Real time data and forecasting: air pollution in Europe
Industry and traffic are contaminating the air in cities. Flow animations show the latest air pollutant concentrations over Europe.
Air pollution for Germany and Central Europe on a daily basis. Click image to start flow animation. (Source: RIU/FZJ)
Scientists of the Forschungszentrum Jülich (FZJ) and of the Rhenish Institute of Environmental Research at the University of Cologne (RIU) are calculating the level of air pollution for Germany and Central Europe on a daily basis and produce flow animations to show concentrations of NO2, Ozone and PM10.
Particulate matter consists of respirable solid or fluid particles and represents a health hazard. The particle sizes are differentiated in PM10 and PM2.5. The notation PM10 is an acronym for “particulate matter” and the size of the denoted particles. The numbers 10 and 2.5 mean that the particles maximum diameter is 10 and 2.5 µm. The EU directive 2008/50/EG on ambient air quality for Europe requires that the limit of 50 mg/m³ air measured at a station must not be exceeded on more than 35 days per year.
Responsible for increased particulate matter concentrations in the inner city with 30 - 50% is traffic with exhaust fumes and re-suspended particulate matter. Other combustion processes, industrial emissions, mineral dust or volcanic eruptions can also cause increased particulate matter levels. In Paris in March 2015 traffic was highly restricted and the government even partially banned automobile traffic.
Ozone is mainly concentrated in the ozone layer of the atmosphere and protects life forms against high energetic solar radiation. Ozone is gaseous at room temperature and due to its oxidizing effect it is capable of irritating the respiratory ducts. Amongst others ozone develops from the use of laser printers, copiers, or fax machines, and it is important to ensure adequate ventilation in office rooms. In the ambient air ozone originates from chemical reactions involving nitrogen dioxide and volatile organic compounds.

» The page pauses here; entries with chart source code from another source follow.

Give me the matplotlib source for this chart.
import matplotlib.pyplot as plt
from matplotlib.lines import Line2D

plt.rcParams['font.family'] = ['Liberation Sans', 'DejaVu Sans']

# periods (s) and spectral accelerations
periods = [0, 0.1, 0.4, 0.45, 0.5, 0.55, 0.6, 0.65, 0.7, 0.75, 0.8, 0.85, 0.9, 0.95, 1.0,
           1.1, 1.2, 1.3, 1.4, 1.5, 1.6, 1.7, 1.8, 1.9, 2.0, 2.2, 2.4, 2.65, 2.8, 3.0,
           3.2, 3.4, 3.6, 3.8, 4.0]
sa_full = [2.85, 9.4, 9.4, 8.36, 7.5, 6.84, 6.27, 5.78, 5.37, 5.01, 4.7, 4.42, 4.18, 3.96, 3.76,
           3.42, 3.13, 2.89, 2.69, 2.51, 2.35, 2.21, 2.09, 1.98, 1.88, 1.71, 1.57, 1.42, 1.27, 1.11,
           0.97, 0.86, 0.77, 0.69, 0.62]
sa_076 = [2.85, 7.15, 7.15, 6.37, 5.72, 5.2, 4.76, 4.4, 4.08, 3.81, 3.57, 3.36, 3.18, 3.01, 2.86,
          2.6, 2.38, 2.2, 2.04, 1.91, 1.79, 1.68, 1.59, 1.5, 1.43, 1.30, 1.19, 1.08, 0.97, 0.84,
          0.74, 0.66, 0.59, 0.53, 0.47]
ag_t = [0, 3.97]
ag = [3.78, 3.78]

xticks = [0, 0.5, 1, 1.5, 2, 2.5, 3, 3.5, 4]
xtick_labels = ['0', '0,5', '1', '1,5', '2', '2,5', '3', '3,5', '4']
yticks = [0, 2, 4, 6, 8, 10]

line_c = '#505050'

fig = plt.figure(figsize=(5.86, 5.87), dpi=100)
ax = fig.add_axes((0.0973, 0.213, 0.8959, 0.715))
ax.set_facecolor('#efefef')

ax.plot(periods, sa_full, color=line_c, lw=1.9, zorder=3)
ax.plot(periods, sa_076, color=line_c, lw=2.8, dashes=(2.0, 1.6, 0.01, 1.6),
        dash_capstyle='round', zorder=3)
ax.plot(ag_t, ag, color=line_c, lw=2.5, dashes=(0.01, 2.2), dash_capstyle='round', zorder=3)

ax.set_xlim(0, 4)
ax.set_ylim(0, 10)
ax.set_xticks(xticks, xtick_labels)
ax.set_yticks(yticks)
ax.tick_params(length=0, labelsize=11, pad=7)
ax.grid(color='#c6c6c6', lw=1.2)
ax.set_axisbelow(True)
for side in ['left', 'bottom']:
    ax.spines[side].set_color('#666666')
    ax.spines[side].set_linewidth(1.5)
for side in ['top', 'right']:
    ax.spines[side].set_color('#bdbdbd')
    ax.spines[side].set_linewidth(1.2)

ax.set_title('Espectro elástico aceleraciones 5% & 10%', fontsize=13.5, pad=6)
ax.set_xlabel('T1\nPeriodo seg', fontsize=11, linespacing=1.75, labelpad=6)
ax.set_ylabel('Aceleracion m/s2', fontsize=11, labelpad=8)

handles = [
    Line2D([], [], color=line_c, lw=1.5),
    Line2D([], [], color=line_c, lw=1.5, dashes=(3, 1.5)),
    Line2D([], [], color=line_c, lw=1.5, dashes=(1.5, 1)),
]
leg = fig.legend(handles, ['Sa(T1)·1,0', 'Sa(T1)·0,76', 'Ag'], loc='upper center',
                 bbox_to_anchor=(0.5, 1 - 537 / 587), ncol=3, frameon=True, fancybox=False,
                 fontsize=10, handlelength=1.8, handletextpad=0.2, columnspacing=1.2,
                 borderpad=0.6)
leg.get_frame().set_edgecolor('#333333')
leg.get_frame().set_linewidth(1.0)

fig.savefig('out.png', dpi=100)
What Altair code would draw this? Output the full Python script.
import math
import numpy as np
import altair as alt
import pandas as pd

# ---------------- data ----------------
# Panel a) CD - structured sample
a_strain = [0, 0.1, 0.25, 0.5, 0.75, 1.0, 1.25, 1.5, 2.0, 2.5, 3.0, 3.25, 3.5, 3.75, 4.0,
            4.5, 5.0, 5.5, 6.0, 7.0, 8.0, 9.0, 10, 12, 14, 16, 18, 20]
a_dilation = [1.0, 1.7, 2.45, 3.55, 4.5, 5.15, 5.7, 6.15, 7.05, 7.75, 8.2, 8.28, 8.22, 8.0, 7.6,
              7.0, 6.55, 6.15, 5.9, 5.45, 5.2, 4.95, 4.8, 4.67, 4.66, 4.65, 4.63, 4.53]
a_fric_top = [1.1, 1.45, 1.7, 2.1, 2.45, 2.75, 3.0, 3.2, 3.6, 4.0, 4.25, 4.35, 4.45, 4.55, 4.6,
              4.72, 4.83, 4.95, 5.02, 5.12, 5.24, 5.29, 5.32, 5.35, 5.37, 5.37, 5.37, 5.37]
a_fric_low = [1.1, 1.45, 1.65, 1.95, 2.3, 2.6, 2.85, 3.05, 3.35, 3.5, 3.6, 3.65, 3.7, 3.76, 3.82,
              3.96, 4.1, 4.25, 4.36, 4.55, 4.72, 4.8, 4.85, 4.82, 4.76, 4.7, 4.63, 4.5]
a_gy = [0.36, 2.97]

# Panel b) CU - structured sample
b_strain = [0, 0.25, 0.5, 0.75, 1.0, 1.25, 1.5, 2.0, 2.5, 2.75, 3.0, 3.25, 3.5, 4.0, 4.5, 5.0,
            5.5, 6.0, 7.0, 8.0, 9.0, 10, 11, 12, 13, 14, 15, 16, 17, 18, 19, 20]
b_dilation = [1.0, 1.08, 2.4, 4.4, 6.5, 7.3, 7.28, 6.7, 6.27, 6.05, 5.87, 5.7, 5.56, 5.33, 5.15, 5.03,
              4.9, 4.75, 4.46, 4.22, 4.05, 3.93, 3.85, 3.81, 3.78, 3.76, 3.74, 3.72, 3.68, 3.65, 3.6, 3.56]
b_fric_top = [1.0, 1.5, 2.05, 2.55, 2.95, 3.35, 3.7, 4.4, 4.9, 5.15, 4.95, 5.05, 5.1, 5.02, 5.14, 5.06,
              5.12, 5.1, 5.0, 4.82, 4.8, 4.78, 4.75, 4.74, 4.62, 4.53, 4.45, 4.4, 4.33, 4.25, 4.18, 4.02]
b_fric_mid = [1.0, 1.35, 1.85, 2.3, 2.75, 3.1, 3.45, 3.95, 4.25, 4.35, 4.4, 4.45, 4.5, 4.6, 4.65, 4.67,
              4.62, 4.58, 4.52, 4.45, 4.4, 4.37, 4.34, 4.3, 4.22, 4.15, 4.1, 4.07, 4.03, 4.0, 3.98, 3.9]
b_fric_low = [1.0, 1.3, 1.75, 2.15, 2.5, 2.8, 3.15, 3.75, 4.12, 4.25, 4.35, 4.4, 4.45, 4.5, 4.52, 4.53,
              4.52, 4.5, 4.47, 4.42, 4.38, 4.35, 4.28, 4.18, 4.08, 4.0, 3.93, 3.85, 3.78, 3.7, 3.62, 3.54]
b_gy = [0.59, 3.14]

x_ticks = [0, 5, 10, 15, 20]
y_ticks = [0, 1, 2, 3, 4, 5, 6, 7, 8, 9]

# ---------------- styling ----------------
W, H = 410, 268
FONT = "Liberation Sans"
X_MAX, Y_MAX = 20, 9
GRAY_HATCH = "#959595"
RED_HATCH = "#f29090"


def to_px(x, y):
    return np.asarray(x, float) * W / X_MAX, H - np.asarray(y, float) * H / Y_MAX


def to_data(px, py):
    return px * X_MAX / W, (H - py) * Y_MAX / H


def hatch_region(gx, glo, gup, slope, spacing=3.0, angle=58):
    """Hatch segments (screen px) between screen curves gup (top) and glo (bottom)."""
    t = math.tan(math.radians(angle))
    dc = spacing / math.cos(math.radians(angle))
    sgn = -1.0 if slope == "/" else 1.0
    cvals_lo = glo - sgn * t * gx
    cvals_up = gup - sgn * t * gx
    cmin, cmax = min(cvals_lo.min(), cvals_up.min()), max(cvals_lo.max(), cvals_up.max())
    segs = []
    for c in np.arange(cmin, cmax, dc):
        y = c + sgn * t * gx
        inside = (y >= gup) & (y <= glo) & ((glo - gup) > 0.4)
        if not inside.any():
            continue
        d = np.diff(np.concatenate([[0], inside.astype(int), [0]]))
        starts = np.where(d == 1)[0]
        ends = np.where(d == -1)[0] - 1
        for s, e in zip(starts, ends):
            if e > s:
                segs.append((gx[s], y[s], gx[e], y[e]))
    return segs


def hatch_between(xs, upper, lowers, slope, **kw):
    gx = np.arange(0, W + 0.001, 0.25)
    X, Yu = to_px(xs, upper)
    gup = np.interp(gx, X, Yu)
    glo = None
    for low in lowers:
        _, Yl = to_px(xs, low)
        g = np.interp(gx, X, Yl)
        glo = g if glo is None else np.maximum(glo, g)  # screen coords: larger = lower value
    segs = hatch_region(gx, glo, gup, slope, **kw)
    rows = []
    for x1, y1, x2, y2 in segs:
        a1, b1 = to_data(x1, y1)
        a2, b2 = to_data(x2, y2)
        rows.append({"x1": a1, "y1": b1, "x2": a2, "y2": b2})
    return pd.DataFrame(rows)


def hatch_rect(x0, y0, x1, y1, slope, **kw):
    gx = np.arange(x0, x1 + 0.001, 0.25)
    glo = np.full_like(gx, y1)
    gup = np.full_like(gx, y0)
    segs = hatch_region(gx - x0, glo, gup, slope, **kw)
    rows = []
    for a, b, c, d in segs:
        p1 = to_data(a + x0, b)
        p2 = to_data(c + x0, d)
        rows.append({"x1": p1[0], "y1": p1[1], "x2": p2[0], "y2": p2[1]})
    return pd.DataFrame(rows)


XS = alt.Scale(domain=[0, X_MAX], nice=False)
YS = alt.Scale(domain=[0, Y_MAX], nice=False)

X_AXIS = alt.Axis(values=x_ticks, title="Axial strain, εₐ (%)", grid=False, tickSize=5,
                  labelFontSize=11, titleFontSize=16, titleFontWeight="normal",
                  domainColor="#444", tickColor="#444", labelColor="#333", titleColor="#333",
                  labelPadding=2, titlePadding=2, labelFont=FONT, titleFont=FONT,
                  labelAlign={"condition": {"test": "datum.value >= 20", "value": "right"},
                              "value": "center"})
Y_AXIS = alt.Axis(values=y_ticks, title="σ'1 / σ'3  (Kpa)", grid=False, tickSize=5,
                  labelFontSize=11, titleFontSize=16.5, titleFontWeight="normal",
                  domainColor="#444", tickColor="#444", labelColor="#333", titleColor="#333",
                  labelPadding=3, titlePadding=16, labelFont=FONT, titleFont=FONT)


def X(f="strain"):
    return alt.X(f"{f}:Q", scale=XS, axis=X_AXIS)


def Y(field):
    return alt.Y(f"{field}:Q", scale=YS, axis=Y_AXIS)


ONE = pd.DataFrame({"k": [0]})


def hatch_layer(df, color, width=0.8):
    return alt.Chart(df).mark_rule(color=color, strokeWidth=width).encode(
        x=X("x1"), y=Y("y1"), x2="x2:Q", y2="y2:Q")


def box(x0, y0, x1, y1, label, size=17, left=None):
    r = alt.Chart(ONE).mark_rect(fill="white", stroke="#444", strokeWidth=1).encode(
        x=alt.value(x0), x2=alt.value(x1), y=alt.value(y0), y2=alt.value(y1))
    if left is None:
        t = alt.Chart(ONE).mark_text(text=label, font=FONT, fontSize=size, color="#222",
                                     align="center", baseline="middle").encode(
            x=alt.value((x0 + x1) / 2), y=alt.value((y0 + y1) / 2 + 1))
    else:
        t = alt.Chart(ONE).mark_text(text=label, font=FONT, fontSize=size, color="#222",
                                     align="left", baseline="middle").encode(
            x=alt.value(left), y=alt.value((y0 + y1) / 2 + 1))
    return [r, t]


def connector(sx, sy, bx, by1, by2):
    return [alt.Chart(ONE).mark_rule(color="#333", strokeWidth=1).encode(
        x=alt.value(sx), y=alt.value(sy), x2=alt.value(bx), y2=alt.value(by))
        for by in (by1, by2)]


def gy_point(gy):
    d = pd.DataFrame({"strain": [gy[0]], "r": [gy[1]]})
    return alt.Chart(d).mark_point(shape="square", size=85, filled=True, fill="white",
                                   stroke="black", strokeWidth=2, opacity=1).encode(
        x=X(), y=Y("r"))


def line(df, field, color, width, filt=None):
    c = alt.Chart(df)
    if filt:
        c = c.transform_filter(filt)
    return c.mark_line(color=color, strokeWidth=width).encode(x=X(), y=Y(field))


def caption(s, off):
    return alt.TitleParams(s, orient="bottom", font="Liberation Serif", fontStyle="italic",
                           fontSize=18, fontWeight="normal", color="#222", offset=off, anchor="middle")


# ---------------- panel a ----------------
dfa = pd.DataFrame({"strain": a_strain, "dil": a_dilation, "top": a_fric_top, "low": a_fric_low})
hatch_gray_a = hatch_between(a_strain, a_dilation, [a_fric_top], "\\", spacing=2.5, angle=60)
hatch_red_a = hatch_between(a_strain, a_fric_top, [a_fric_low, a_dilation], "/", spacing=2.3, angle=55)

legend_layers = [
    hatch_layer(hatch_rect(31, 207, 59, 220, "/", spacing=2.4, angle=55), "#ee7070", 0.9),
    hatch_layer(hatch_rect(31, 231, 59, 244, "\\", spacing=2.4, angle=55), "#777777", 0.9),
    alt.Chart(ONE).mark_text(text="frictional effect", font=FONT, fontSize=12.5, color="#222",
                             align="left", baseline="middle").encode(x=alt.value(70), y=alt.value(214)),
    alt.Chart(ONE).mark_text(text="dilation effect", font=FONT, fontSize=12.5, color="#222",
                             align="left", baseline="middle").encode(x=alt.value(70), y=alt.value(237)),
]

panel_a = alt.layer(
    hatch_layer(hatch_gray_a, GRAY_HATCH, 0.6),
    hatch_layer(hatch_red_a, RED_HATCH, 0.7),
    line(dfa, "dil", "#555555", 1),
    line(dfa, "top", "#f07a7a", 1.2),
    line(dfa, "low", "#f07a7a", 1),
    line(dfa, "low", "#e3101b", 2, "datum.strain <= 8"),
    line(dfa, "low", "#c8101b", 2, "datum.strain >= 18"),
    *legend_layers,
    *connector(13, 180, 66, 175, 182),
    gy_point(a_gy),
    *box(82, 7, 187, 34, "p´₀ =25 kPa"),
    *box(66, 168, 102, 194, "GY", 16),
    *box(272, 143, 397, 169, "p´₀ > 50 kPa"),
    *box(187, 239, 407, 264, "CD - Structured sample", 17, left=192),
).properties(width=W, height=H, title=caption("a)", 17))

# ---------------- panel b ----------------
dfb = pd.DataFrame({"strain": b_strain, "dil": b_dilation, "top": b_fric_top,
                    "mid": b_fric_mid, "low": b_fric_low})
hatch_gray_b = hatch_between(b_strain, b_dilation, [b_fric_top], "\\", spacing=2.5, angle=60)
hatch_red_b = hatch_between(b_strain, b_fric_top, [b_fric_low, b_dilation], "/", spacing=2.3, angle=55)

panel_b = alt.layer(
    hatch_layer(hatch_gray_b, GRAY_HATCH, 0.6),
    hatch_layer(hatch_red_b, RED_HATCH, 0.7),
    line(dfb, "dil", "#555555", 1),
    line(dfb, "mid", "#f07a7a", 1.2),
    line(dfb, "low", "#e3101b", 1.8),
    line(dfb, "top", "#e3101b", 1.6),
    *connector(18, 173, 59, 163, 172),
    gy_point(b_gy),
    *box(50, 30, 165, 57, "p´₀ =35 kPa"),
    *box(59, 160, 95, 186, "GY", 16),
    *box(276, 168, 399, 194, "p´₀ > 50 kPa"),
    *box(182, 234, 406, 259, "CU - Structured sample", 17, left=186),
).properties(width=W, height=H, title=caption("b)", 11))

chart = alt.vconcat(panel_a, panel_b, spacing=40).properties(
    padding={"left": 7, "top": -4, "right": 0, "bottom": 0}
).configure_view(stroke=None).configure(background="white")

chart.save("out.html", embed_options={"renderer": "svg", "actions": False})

The European Council has defined that the maximum daily eight-hour mean of 120 mg/m3 air must not be exceeded on more than 25 days per calendar year.
Nitrogen dioxide is a poisonous gas that is emitted by combustion of fossil fuels like oil or coal. Coal-fired power plants, industrial plants and motor vehicles are nitrogen dioxide emitter. According to the air quality directive of the European Council the one-hour-limit for nitrogen dioxide concentration of 200µg/m³ was introduced for health protection and must not be exceeded more than 18 times per calendar year. The limit value for the yearly mean concentration is 40µg/m³.